Despite my ire for “Car Bombs”, I enjoy St. Patrick’s Day. It is a wonderful way to celebrate America’s strong ties with “The Emerald Isle” and a day to appreciate the many contributions that Irish immigrants have made to America.

I also like St. Patrick’s Day because it exposes so many nativists to be nothing more than hypocrites. Anti-Immigration is the preferred euphemism for nativism, and it indeed describes one common characteristic of all nativists.

In the 1850’s a political party called the “American Party” formed in opposition to the immigration of Irish Catholics. Among other things, members of the “American Party” campaigned for laws to require longer waiting periods between immigration and naturalization. I wonder what "American Party" members would think of their distant relatives gallivanting across town dressed in green, eating soda bread and professing their love for Ireland.

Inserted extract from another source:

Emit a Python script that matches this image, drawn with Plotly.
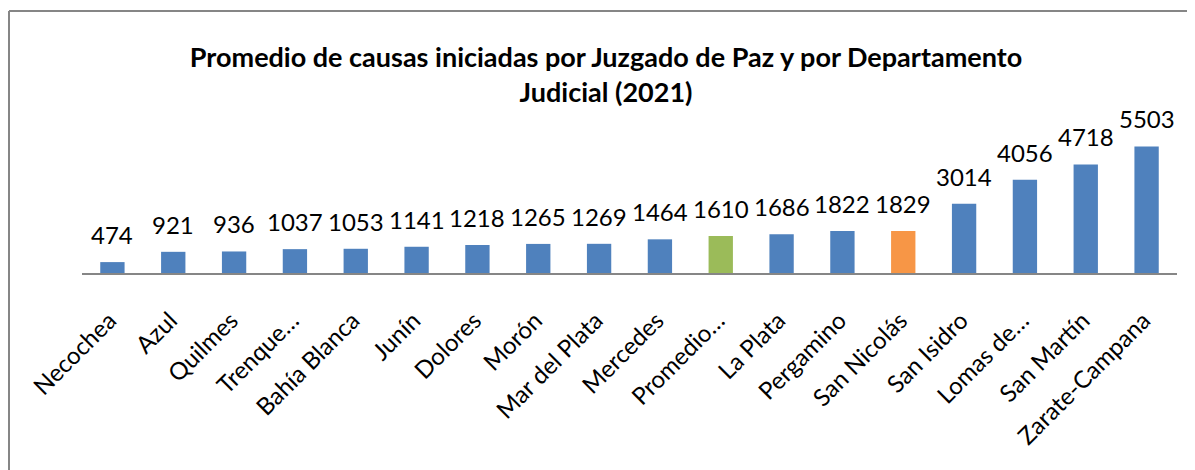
import plotly.graph_objects as go

categories = ["Necochea", "Azul", "Quilmes", "Trenque…", "Bahía Blanca", "Junín", "Dolores",
              "Morón", "Mar del Plata", "Mercedes", "Promedio…", "La Plata", "Pergamino",
              "San Nicolás", "San Isidro", "Lomas de…", "San Martín", "Zarate-Campana"]
values = [474, 921, 936, 1037, 1053, 1141, 1218, 1265, 1269, 1464, 1610, 1686, 1822, 1829,
          3014, 4056, 4718, 5503]
highlight = {"Promedio…": "#9BBB59", "San Nicolás": "#F79646"}
base_color = "#4F81BD"
colors = [highlight.get(c, base_color) for c in categories]

# page offset of the figure (default body margin)
OFF = 8
W, H = 1195 - OFF, 470 - OFF
ML, MR, MT = 82 - OFF, 18, 135 - OFF
BASE = 273 - OFF
MB = H - BASE
PW, PH = W - ML - MR, H - MT - MB

def px_x(px):
    return (px - OFF - ML) / PW

def px_y(py):
    return (BASE - (py - OFF)) / PH

FONT = "Lato"

fig = go.Figure(go.Bar(
    x=categories, y=values, marker=dict(color=colors, line=dict(width=0)),
    hoverinfo="x+y",
))

for c, v in zip(categories, values):
    fig.add_annotation(x=c, y=v, text=str(v), showarrow=False, yanchor="bottom",
                       yshift=11, font=dict(family=FONT, size=24, color="#000000"))

fig.update_layout(
    width=W, height=H,
    margin=dict(l=ML, r=MR, t=MT, b=MB, autoexpand=False),
    paper_bgcolor="white", plot_bgcolor="white",
    bargap=0.6,
    showlegend=False,
    title=dict(
        text="<b>Promedio de causas iniciadas por Juzgado de Paz y por Departamento<br>Judicial (2021)</b>",
        x=(606 - OFF) / W, xanchor="center", xref="container",
        y=1 - (66.5 - OFF) / H, yanchor="middle", yref="container",
        font=dict(family=FONT, size=27, color="#000000"),
    ),
    xaxis=dict(
        showline=True, linecolor="#868686", linewidth=2, ticks="",
        tickangle=-45, tickfont=dict(family=FONT, size=24, color="#000000"),
        ticklabelstandoff=22, ticklabelshift=-3, automargin=False, showgrid=False,
    ),
    yaxis=dict(range=[0, 6000], visible=False, showgrid=False, automargin=False),
    shapes=[
        dict(type="line", xref="paper", yref="paper", x0=px_x(9), x1=px_x(1194),
             y0=px_y(11), y1=px_y(11), line=dict(color="#868686", width=2)),
        dict(type="line", xref="paper", yref="paper", x0=px_x(9), x1=px_x(9),
             y0=px_y(11), y1=px_y(480), line=dict(color="#868686", width=2)),
    ],
)

fig.write_html("out.html")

Yet many in today’s green-clad crowd, shouting “Ireland Forever”, and sipping whiskey will fail to see the irony when they roll their eyes overhearing a Spanish conversation in the mall, or they turn red-in-the-face when seeing a Mexican flag hanging from a car’s rear-view mirror. Could you imagine the uproar if Mexican-Americans draped themselves in Mexican flags, started shouting, “México para siempre” (Mexico Forever), and gathered in a bar to drink Dos Equis? The Drudge Report sirens would immediately herald the distressing details and the story would dominate Fox News and talk radio coverage for the next two weeks.

You would think that 160 years after the nativist “American Party” sought to rid the country of Irish influence, less people would seek the same fate for other cultures and more people would understand that America’s future is like gold. Purity weakens us but diversity gives us strength.

Originally posted to johnjgraff on Sat Mar 17, 2012 at 03:40 PM PDT.

Also republished by Shamrock American Kossacks.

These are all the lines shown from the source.